Data shown.
*-*-*

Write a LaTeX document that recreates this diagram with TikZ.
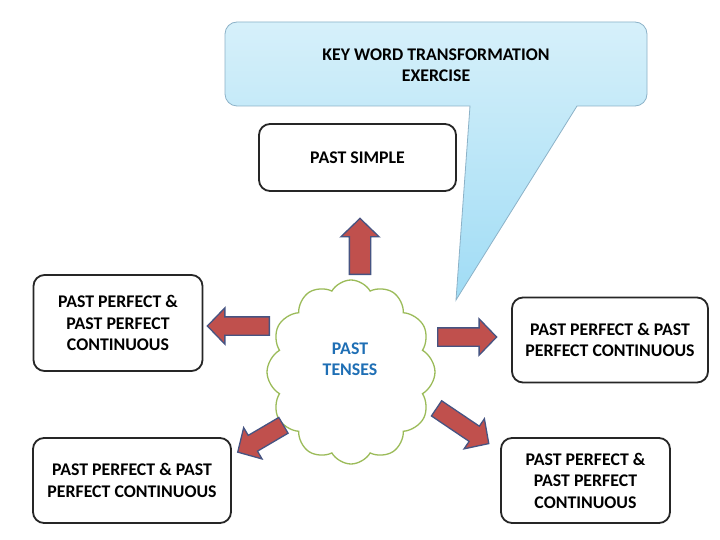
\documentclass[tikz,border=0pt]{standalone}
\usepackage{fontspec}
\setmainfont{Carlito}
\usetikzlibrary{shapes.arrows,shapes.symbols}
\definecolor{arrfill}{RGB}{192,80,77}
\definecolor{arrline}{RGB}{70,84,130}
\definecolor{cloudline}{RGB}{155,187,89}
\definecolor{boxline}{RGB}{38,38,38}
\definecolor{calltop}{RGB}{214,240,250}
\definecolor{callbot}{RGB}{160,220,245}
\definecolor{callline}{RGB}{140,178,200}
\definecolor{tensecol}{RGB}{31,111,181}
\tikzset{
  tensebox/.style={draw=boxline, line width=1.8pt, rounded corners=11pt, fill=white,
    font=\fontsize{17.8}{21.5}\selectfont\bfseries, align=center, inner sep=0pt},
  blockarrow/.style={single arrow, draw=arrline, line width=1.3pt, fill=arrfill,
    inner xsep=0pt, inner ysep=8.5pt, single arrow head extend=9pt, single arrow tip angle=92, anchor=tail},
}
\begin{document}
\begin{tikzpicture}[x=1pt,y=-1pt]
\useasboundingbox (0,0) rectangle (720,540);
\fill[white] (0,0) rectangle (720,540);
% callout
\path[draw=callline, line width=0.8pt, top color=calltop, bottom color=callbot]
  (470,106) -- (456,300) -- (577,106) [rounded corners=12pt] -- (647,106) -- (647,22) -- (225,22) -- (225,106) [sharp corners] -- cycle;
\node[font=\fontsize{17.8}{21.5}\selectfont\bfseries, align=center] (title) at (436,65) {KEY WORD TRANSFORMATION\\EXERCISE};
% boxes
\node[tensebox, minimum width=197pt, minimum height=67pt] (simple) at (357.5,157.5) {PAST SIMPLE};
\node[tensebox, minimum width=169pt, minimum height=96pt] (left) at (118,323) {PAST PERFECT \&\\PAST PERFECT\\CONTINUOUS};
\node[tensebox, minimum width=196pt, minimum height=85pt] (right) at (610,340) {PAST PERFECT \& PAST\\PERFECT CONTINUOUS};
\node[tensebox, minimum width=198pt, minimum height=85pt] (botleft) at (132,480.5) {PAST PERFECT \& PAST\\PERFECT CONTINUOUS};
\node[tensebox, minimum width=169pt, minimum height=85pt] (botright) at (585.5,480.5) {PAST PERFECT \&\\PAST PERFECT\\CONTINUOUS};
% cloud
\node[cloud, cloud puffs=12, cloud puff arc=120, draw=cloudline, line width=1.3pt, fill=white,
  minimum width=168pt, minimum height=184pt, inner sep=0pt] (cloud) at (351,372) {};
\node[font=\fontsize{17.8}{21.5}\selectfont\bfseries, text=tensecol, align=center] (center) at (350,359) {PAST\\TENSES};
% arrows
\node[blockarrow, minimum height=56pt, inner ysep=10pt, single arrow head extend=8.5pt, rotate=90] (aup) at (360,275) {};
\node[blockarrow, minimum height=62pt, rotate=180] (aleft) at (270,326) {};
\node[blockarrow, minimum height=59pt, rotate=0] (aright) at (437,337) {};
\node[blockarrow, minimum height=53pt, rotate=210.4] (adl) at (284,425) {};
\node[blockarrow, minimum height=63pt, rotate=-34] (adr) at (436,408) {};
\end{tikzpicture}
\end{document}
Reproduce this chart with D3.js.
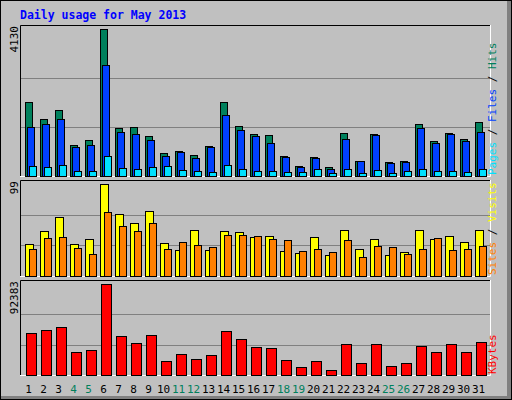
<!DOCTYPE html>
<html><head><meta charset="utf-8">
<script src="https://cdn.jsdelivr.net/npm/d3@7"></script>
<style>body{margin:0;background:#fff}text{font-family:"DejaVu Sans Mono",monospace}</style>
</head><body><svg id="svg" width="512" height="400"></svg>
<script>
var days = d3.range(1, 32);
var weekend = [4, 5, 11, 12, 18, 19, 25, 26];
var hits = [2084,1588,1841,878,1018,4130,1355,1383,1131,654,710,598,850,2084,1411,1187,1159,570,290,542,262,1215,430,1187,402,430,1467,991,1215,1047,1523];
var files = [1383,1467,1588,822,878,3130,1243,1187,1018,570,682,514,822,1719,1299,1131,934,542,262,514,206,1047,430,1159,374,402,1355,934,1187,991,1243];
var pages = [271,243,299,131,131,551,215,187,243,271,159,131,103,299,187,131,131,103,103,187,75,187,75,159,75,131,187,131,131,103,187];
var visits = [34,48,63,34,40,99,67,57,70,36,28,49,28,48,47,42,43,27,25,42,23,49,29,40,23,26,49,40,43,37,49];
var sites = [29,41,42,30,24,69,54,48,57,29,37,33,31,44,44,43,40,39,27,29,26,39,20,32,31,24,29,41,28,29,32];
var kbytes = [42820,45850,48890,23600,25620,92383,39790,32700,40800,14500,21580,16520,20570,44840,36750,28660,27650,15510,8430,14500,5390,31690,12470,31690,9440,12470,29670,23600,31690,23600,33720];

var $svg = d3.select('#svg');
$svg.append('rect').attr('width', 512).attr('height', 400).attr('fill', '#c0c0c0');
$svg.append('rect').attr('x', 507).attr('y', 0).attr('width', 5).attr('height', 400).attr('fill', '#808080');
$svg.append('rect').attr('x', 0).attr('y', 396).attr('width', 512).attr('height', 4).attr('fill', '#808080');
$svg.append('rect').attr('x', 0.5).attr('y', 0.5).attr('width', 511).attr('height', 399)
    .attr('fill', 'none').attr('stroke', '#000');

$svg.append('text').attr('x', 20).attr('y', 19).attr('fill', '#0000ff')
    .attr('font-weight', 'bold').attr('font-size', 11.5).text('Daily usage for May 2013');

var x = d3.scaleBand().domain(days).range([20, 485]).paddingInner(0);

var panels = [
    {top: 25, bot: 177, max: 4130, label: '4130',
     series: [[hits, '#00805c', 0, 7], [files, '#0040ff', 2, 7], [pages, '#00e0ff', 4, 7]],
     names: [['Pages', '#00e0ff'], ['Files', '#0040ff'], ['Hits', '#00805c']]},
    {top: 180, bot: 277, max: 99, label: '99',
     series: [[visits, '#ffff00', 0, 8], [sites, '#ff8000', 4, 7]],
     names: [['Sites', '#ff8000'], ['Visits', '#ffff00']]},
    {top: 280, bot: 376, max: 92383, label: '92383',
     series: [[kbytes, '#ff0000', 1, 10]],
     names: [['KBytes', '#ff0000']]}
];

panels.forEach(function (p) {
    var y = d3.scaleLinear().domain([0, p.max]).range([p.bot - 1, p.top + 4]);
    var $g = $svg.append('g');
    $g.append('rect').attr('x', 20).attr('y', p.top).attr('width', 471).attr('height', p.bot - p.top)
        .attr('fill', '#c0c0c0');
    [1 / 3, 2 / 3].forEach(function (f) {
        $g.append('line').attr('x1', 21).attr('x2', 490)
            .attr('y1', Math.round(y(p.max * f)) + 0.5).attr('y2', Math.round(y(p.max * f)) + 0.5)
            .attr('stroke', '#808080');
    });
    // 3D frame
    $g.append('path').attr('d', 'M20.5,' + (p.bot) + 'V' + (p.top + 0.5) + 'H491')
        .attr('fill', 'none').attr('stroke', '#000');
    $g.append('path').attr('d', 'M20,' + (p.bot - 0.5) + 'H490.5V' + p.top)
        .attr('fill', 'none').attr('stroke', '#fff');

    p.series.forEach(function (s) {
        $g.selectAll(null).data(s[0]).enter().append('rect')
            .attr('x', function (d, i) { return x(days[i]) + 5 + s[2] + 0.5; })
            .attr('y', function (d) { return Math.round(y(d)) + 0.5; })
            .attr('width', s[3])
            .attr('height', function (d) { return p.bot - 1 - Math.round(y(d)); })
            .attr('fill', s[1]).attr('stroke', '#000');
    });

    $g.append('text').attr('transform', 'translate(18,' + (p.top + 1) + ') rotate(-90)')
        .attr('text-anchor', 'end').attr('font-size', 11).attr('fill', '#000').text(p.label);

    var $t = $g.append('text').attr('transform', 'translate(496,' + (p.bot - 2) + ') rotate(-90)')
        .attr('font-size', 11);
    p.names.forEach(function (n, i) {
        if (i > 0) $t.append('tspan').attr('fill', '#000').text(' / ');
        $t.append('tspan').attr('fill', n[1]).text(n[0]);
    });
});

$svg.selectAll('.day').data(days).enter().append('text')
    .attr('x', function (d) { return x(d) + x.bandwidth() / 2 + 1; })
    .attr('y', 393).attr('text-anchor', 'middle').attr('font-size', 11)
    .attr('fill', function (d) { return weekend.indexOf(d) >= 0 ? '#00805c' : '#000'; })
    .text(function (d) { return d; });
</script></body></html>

*-*-*

Requirements.
Report how many lines above hold the string "with", giving nothing but the number.

Exercise solution.
2